Although the False Bay side of the peninsula is not officially the Indian Ocean (the two oceans meet further up the coast at Cape Agulhas), there is a very obvious difference in water temperature when compared with the ocean on the Atlantic Seaboard. The two seas are a different colour and temperament as well – False Bay tends to be calmer.

Watch theatre at a railway station

Though not strictly Cape Town the little country town of Darling is but an hour’s drive up the West Coast to Evita se Perron, home of Tannie Evita Bezuidenhout the most famous white woman in South Africa. Pieter Dirk Uys, the outspoken political activist who uses satire to keep the country in check, performs at his dinner theatre on the old Darling railway platform.

WHAT YOU CAN DO IN CAPE TOWN (that you can also do in Europe)

Eat supreme food

With restaurants like The Test Kitchen (recently voted the Best Restaurant in Africa and 46th out of the 50 best restaurants in the world) at the Old Biscuit Mill in Woodstock, La Colombe at Constantia Uitsig Wine Farm, The Pot Luck Club (award winner at the 2013 Eat Out awards), Aubergine, 95 Keerom, and Burrata (also at the Old Biscuit Mill and voted the best Italian Restaurant in the country) it’s no wonder Cape Town is considered the foodie capital of South Africa.

Ferry across the ocean to an island

Europeans are used to island-hopping by ferry – Greece, Croatia, the United Kingdom to Jersey and Guernsey, Sweden to Gotland – but Cape Town’s Robben Island is at once smaller, and particularly unusual given its history as both a leper colony and prison for nearly 20 years to Nelson Mandela.
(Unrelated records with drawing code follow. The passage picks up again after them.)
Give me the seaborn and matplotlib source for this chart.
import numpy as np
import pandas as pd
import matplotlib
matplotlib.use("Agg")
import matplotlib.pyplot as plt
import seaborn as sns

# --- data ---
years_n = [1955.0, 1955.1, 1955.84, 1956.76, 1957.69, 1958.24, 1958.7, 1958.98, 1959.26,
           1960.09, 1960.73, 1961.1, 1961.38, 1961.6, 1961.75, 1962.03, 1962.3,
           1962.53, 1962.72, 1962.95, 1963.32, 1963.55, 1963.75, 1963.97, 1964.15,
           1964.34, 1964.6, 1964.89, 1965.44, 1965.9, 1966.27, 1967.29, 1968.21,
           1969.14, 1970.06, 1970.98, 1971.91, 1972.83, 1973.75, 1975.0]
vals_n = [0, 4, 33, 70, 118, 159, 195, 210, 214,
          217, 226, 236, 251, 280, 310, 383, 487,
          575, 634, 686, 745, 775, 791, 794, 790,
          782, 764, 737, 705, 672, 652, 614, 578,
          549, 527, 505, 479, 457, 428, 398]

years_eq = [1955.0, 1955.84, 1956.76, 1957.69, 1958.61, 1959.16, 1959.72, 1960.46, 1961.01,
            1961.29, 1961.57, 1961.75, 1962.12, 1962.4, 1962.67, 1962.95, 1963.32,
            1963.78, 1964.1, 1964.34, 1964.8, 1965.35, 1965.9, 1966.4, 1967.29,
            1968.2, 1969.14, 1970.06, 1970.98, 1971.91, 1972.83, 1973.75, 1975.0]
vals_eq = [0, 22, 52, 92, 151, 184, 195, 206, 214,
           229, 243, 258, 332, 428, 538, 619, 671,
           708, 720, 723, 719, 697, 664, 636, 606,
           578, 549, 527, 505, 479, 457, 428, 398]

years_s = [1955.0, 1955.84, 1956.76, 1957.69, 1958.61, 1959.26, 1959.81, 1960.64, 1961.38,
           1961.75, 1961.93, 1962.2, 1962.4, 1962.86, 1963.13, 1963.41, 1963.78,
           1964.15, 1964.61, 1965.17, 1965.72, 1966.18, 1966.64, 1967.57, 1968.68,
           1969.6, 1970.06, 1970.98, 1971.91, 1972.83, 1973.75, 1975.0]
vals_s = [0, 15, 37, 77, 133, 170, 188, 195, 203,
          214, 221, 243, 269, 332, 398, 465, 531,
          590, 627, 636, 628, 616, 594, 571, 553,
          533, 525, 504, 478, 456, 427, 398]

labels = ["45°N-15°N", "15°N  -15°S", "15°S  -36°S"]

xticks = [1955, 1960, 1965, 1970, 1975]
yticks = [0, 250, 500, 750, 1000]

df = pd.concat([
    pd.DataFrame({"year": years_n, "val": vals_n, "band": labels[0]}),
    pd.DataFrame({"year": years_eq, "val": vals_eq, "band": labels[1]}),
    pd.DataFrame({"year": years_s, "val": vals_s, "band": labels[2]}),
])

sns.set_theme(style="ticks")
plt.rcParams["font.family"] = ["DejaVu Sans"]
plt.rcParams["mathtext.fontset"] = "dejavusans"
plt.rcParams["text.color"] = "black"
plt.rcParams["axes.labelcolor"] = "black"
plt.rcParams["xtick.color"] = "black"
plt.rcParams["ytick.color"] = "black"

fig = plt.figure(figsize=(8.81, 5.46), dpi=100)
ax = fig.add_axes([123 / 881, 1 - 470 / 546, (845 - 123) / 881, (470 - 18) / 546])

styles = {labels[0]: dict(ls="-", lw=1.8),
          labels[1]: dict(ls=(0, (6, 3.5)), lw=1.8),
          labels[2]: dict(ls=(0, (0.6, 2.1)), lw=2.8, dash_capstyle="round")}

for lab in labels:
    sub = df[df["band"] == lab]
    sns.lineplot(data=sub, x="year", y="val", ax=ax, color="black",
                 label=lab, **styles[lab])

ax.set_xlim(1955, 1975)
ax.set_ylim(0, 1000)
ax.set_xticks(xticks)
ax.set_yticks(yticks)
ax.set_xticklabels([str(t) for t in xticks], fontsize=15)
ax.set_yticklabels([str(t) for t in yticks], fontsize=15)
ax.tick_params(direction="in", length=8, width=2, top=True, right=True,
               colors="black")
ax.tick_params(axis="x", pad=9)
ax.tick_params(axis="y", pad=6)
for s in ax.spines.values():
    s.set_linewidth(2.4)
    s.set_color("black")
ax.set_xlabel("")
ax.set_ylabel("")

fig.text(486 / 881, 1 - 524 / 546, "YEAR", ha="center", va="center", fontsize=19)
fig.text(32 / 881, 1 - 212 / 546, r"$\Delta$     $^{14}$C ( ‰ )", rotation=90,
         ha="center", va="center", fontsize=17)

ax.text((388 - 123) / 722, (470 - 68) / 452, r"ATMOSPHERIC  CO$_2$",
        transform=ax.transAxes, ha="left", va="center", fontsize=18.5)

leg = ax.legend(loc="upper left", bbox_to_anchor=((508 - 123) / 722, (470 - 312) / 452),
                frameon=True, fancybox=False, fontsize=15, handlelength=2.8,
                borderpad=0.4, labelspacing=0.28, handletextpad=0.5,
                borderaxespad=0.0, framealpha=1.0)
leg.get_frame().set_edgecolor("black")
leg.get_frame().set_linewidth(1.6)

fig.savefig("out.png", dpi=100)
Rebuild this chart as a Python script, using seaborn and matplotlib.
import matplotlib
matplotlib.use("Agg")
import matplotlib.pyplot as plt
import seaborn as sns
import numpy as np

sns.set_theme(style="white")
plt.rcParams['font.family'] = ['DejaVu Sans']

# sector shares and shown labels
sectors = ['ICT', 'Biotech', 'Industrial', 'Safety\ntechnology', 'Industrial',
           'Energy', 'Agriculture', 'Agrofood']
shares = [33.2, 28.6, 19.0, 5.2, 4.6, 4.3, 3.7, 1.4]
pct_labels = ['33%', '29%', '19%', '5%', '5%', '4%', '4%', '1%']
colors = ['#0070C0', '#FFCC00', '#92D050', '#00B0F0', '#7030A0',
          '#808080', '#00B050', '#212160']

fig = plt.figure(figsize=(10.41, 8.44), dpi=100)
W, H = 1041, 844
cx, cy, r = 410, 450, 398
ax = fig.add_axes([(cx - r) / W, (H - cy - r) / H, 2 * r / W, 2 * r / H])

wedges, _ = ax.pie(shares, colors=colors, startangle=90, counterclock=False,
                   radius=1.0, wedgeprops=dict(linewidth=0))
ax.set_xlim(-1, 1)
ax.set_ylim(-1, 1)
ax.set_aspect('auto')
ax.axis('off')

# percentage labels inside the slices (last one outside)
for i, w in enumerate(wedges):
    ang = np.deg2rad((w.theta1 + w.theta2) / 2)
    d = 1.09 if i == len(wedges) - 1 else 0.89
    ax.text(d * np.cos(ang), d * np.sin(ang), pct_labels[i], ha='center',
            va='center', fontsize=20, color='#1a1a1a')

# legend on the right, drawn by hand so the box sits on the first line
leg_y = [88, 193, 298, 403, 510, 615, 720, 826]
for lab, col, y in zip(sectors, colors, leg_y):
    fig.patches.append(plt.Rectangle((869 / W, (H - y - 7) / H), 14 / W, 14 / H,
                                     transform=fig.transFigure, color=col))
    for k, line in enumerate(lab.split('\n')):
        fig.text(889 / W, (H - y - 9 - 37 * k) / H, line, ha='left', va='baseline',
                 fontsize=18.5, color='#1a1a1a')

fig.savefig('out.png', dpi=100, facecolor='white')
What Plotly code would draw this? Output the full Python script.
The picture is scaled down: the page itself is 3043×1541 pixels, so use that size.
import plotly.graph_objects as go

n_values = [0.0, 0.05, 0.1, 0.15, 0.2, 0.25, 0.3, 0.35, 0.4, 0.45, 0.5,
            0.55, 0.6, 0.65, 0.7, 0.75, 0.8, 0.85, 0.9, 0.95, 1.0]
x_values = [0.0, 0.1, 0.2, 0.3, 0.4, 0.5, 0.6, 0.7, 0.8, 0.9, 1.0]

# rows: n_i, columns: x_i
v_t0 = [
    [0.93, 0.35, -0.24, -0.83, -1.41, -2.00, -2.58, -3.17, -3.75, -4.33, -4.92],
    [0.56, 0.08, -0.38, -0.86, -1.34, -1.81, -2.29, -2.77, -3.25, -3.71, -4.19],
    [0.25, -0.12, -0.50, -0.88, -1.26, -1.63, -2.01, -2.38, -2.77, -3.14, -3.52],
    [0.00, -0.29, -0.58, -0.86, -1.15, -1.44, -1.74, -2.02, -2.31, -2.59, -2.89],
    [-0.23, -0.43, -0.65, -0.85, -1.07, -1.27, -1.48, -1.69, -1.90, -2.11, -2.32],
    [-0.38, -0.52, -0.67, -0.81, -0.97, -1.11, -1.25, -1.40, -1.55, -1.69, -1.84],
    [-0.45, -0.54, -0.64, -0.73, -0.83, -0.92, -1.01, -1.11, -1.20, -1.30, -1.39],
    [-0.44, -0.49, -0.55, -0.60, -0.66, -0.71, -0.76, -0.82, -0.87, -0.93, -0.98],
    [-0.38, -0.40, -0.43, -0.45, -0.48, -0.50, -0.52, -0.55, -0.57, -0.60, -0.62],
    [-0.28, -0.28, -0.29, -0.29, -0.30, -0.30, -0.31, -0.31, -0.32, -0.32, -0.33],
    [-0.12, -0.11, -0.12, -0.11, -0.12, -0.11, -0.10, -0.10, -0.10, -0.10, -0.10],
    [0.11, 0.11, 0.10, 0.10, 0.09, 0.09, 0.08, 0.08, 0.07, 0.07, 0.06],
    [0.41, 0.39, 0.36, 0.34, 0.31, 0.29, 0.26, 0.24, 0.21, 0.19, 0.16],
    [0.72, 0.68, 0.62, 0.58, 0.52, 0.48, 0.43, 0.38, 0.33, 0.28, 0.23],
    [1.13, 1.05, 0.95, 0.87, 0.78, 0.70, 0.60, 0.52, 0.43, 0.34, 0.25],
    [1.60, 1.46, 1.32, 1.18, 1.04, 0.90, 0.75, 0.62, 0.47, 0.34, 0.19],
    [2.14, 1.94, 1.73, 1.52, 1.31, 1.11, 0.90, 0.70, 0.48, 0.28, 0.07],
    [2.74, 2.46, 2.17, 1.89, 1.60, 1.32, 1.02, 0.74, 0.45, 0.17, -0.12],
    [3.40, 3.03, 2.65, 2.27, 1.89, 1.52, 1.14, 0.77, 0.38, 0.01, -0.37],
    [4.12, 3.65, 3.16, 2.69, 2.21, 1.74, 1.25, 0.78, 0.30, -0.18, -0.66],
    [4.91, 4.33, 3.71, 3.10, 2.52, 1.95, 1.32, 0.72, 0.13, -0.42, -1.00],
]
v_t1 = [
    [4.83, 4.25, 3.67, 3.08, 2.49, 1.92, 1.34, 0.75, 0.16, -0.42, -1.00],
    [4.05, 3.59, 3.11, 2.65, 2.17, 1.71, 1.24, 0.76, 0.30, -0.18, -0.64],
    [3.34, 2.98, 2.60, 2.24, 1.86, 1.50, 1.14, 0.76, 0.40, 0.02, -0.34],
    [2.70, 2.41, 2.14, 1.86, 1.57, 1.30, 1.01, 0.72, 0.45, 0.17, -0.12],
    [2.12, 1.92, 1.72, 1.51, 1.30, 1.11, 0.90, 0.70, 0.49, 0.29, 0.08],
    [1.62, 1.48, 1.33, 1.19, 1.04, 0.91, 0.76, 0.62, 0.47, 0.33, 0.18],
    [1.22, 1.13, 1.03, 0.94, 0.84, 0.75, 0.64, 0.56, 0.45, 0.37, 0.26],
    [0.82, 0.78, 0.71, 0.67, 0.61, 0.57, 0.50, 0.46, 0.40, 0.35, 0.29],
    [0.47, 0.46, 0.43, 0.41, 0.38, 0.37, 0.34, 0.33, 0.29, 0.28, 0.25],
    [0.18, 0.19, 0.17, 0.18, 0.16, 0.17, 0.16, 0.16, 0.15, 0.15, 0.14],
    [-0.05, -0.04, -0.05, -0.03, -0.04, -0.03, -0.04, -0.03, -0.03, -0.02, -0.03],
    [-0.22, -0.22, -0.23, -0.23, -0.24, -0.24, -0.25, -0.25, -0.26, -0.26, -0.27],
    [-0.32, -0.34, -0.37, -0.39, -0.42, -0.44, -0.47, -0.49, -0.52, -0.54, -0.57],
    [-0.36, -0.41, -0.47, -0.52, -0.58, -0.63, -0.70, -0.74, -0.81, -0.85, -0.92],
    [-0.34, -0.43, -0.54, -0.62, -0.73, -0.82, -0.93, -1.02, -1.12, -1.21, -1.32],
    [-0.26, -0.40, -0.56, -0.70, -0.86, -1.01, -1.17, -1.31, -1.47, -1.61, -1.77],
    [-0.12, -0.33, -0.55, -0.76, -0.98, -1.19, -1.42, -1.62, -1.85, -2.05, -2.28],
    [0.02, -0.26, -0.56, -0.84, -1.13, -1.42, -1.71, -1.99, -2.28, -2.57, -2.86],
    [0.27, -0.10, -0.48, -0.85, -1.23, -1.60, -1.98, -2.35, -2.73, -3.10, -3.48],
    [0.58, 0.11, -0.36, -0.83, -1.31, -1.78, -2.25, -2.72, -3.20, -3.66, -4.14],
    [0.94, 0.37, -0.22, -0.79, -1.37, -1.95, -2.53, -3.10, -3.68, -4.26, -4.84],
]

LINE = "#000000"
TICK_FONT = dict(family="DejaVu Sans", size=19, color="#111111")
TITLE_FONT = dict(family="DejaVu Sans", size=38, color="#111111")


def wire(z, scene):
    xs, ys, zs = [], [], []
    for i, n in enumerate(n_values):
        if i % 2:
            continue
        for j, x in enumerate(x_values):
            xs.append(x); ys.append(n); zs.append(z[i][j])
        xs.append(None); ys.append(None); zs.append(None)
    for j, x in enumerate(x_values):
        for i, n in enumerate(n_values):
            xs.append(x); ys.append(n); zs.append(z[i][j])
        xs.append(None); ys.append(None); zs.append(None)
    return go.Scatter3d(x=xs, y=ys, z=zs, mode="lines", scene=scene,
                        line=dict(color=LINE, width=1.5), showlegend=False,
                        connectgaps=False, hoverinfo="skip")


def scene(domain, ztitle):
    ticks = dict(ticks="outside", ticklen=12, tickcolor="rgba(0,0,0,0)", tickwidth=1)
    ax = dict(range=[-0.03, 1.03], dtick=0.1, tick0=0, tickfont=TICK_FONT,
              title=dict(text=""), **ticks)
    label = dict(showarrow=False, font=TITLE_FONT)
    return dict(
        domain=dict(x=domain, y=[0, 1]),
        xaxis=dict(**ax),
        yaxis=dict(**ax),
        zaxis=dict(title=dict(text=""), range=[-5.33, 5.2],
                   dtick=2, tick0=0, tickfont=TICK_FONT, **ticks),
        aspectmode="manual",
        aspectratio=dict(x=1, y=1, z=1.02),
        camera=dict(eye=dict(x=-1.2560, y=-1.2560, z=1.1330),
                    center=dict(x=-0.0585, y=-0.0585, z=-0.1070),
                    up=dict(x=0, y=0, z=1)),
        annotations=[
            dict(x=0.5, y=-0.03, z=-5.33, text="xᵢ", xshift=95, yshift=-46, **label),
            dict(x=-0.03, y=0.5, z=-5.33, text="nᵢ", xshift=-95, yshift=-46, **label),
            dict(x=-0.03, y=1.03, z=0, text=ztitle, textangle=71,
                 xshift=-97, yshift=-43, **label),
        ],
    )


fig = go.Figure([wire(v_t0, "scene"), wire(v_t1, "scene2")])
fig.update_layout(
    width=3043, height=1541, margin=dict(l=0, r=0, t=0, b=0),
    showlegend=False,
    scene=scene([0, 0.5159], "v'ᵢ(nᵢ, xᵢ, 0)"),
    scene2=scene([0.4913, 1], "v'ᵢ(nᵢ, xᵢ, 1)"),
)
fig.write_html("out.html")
Ferry rides to visit the island leave the V&A Waterfront daily.

Whale Watching in South Africa

Landbased whale watching

One can sight whales from land in the Hebridean Islands, Chanonry Point near the mouth of the Firth in Inverness in Scotland, Bilbao in Spain, Country Cork in Ireland and the hills above Tysfjord in Norway (amongst other places) but you will also find one of the most celebrated land-based whale watching sites in the world at Hermanus (just an hour-and-a-half from Cape Town).

Ride a cableway up a mountain

Beautiful cable car rides up a mountain are not as plentiful as you might think. Cape Town’s Table Mountain ride easily ranks when compared with Switzerland’s Grindelwald-Männlichen gondola Cableway in the Alps, and Spain’s cableway in Picos de Europa National Park. More than 800 people can enjoy the trip up Table Mountain every hour.

Stay overnight in a caravan on the roof of an hotel

Cape Town’s Grand Daddy Hotel on Long Street has roof-top caravans alongside a rooftop bar and outdoor cinema. The four-star caravan park has been so successful that they’re busy with a winter renovation as we speak. Perhaps the guesthouse in Bristol that has more recently done similar will have you? Just until the refurbishment is completed…

Swim with penguins

You might be able to swim with penguins in a swimming pool at the Spreewelten water park in Lübbenau, Germany, but at Boulders Beach the penguins selected this landbased beach as a colony themselves. Swim in amongst them in the sea, but consider that you are their guests.

The Big Wheel

London’s giant Ferris wheel on the South Bank of the River Thames is regarded as the world’s tallest cantilevered observation wheel. Cape Town has its own Big Wheel of Excellence that, although not vaguely built to the same dimensions, nonetheless has 30 fully enclosed cabins from which to view 360 degree views of the cityscape.